— start —
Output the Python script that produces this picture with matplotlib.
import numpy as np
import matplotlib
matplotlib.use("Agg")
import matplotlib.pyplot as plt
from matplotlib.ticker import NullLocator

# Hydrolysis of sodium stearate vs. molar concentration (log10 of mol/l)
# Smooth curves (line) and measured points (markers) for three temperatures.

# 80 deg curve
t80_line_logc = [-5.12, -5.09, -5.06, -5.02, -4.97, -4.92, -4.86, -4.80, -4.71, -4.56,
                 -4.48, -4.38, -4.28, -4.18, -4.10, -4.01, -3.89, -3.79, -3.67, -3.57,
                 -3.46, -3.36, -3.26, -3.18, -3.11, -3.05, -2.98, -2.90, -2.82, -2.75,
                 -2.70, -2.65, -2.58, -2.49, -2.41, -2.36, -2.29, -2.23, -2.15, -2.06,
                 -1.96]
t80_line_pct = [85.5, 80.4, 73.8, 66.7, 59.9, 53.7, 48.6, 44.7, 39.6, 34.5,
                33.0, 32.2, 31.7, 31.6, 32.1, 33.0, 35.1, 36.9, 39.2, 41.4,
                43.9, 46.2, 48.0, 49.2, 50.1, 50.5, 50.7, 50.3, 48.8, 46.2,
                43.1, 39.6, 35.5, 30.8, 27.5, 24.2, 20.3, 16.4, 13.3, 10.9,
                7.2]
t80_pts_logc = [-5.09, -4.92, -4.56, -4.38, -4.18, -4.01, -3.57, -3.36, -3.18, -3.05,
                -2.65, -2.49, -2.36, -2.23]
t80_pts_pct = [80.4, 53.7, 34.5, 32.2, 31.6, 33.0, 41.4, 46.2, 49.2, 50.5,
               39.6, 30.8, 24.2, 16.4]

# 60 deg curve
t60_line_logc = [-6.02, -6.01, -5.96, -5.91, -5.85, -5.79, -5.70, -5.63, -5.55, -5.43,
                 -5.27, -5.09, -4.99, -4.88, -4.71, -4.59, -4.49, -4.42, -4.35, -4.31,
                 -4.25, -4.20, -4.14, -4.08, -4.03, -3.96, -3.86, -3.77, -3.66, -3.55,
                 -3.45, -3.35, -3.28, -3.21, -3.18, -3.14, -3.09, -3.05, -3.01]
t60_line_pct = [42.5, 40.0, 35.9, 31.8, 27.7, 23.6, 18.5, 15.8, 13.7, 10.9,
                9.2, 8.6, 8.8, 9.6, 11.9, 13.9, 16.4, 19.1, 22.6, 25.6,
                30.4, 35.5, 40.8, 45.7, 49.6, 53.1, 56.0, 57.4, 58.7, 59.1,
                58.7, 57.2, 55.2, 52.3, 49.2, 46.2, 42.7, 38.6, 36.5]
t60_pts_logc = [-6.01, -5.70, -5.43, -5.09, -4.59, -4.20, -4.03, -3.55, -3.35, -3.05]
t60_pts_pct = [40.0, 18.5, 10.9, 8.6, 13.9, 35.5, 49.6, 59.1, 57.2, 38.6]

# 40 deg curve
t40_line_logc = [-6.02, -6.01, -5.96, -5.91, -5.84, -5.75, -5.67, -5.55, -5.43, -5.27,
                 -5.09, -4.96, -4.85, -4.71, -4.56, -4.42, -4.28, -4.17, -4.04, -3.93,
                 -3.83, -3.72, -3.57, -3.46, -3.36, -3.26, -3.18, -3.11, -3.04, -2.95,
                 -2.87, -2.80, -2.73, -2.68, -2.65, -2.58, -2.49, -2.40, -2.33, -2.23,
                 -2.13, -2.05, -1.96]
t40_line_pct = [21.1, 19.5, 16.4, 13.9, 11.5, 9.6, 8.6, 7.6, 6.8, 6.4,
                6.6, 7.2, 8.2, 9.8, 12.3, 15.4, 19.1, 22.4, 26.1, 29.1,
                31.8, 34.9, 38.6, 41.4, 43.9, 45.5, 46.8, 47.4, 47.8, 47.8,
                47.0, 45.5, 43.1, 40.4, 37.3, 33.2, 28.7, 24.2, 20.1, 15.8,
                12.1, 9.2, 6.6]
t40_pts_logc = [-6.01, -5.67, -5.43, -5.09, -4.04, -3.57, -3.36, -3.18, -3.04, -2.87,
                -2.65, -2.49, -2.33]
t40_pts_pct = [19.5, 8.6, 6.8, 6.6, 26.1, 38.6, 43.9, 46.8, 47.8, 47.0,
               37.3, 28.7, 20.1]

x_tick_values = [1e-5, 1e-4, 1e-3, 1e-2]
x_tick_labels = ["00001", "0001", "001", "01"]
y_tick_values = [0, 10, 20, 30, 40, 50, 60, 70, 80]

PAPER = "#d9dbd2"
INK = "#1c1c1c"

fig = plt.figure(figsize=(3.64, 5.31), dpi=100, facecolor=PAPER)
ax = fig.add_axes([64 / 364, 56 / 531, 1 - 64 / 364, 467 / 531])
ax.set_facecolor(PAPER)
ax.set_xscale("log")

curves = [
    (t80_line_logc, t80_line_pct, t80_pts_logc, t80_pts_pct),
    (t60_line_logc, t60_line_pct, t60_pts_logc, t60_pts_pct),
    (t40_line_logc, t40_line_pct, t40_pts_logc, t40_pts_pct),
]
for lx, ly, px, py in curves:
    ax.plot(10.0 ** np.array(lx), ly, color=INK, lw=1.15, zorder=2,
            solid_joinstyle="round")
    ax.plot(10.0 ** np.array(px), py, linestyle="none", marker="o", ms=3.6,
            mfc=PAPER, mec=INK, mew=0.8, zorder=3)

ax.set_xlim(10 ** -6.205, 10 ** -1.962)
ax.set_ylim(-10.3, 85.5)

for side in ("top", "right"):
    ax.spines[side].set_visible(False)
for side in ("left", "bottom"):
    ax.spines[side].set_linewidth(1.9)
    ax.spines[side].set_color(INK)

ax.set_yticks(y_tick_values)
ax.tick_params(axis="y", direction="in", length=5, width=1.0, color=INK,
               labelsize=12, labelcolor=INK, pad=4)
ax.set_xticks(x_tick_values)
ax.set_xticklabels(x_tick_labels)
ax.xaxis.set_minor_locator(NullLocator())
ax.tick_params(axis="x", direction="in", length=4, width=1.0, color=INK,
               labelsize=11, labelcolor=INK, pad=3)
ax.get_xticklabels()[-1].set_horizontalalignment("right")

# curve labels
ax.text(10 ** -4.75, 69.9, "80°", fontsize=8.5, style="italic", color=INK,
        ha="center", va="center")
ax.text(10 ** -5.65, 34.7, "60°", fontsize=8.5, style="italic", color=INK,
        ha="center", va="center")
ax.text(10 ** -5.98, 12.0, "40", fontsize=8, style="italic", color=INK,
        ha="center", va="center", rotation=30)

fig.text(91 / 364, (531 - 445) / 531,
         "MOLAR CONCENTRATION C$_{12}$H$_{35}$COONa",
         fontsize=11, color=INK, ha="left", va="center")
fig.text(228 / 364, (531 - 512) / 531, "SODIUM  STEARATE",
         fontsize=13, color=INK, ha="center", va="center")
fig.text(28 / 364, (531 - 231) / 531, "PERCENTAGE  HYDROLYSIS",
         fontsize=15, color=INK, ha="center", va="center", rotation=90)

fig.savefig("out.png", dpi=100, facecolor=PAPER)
— end —
▸ WHAT YOU WILL DO:
Return exactly the lines from the beginning of the data above through the one containing "from matplotlib.ticker import NullLocator", please. Include both end lines and add nothing else.

▸ OUTPUT:
Output the Python script that produces this picture with matplotlib.
import numpy as np
import matplotlib
matplotlib.use("Agg")
import matplotlib.pyplot as plt
from matplotlib.ticker import NullLocator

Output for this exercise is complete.